Open
Description
julia>WordTokenizers.split_sentences(" This is a sentence.Laugh Out Loud. Keep coding. No. Yes! True! ohh!ya! me too. ")
7-element Array{SubString{String},1}:
" This is a sentence.Laugh Out Loud."
"Keep coding."
"No."
"Yes!"
"True!"
"ohh!ya!"
"me too."
I observed that the sentence which has no space after delimiter(Obviously that sentence grammatically incorrect) is not considered as two separate sentences(Like .Laugh Out Loud. and Ohh!ya!). Can this consider as an issue?

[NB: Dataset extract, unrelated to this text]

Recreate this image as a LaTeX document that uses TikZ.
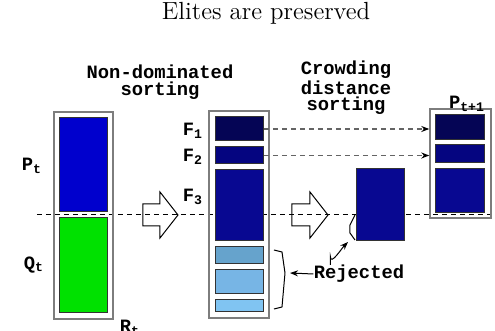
\documentclass[tikz,border=0pt]{standalone}
\usepackage{fontspec}
\usetikzlibrary{arrows.meta}
\newfontfamily\labfont{Liberation Mono}
\newcommand{\lab}[1]{{\labfont\bfseries #1}}
\definecolor{popblue}{RGB}{0,0,205}
\definecolor{popgreen}{RGB}{0,225,0}
\definecolor{frontA}{RGB}{5,5,85}
\definecolor{frontB}{RGB}{5,5,128}
\definecolor{frontC}{RGB}{8,8,145}
\definecolor{rejA}{RGB}{102,163,204}
\definecolor{rejB}{RGB}{119,181,229}
\definecolor{rejC}{RGB}{128,196,242}
\definecolor{boxgray}{RGB}{125,125,125}

\begin{document}
\begin{tikzpicture}[x=0.5pt, y=-0.5pt,
    outer/.style={draw=boxgray, line width=0.7pt, inner sep=0pt},
    front/.style={draw=black!80, line width=0.5pt, inner sep=0pt, minimum width=24pt},
    txt/.style={font=\fontsize{9.4}{8.3}\selectfont, align=center, inner sep=0pt},
    cutline/.style={dashed, dash pattern=on 2.5pt off 2pt, line width=0.5pt},
    copyarrow/.style={boxgray!80!black, dash pattern=on 2.5pt off 2pt, line width=0.6pt,
        -{Stealth[length=4pt, width=3pt, black]}},
    hollow/.style={draw=black, line width=0.5pt, line join=miter},
    reject/.style={line width=0.5pt, -{Stealth[length=4pt, width=3pt]}}]
    \useasboundingbox (0,0) rectangle (495,331);

    % the cut between kept and rejected members
    \coordinate (cutA) at (37,215);
    \coordinate (cutB) at (495,215);
    \draw[cutline] (cutA) -- (cutB);

    \node[font=\fontsize{12.4}{14}\selectfont] (title) at (266,13) {Elites are preserved};
    \node[txt] (nds) at (160,82) {\lab{Non-dominated}\\\lab{sorting}};
    \node[txt] (cds) at (346,88) {\lab{Crowding}\\\lab{distance}\\\lab{sorting}};

    % combined population R_t
    \node[outer, minimum width=29.5pt, minimum height=103.5pt] (rt) at (83.5,215.5) {};
    \node[front, fill=popblue, minimum height=47pt] (pt) at (84,165) {};
    \node[front, fill=popgreen, minimum height=47.5pt] (qt) at (84,265.5) {};
    \node[txt] (ptlab) at (32,166) {\lab{P\textsubscript{t}}};
    \node[txt] (qtlab) at (34,265) {\lab{Q\textsubscript{t}}};
    \node[txt] (rtlab) at (130,328) {\lab{R\textsubscript{t}}};

    % sorted fronts
    \node[outer, minimum width=30pt, minimum height=103.5pt] (mid) at (239,214.5) {};
    \node[front, fill=frontA, minimum height=12pt] (f1) at (239.5,129) {};
    \node[front, fill=frontB, minimum height=8.5pt] (f2) at (239.5,155.5) {};
    \node[front, fill=frontC, minimum height=35.5pt] (f3) at (239.5,205.5) {};
    \node[front, fill=rejA, minimum height=8.5pt] (r1) at (239.5,255.5) {};
    \node[front, fill=rejB, minimum height=12pt] (r2) at (239.5,282) {};
    \node[front, fill=rejC, minimum height=6pt] (r3) at (239.5,306) {};
    \node[txt] (f1lab) at (193,131) {\lab{F\textsubscript{1}}};
    \node[txt] (f2lab) at (193,157) {\lab{F\textsubscript{2}}};
    \node[txt] (f3lab) at (193,197) {\lab{F\textsubscript{3}}};

    % front 3 after crowding distance sorting
    \node[front, fill=frontC, minimum height=36pt] (f3cut) at (381,205) {};

    % new population P_{t+1}
    \node[outer, minimum width=30.5pt, minimum height=54.5pt] (pnext) at (460.5,163.5) {};
    \node[front, fill=frontA, minimum width=24.5pt, minimum height=12.5pt] (n1) at (460.5,127.5) {};
    \node[front, fill=frontB, minimum width=24.5pt, minimum height=9pt] (n2) at (460.5,154) {};
    \node[front, fill=frontC, minimum width=24.5pt, minimum height=22pt] (n3) at (460.5,191) {};
    \node[txt] (pnextlab) at (467,104) {\lab{P\textsubscript{t+1}}};

    \draw[copyarrow] (f1.east) -- (f1.east -| pnext.west);
    \draw[copyarrow] (f2.east) -- (f2.east -| pnext.west);

    % hollow arrows
    \draw[hollow] (143,204) -- (160,204) -- (160,192) -- (178,215) -- (160,238) -- (160,226) -- (143,226) -- cycle;
    \draw[hollow] (292,204) -- (310,204) -- (310,192) -- (328,215) -- (310,238) -- (310,226) -- (292,226) -- cycle;

    % rejected members
    \node[txt] (rej) at (359,274) {\lab{Rejected}};
    \draw[line width=0.5pt] (274,250) -- (282,252) -- (285,273) -- (282,307) -- (274,309);
    \draw[line width=0.5pt] (355,215) -- (350,225) -- (350,233) -- (355,240);
    \coordinate (bracetip) at (290,273);
    \coordinate (cuttip) at (348,242);
    \draw[reject] (rej.west) -- (bracetip);
    \draw[reject] (rej.north west) ++(17,0) -- ++(0,-8) to[out=-90, in=-135] (cuttip);
\end{tikzpicture}
\end{document}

Originally posted by @RohitPingale in #32 (comment)
Activity
RohitPingale commentedon Oct 14, 2019
>>> from nltk.tokenize import sent_tokenize
>>> text = " This is a sentence.Laugh Out Loud. Keep coding. No. Yes! True! ohh!ya! me too. "
>>> sent_tokenize(text)
[' This is a sentence.Laugh Out Loud.', 'Keep coding.', 'No.', 'Yes!', 'True!', 'ohh!ya!', 'me too.']
I tried the same example in python it giving the same output, should we consider it as the benchmark or we have to split those sentences anyway?
oxinabox commentedon Oct 14, 2019
@ninjin thoughts?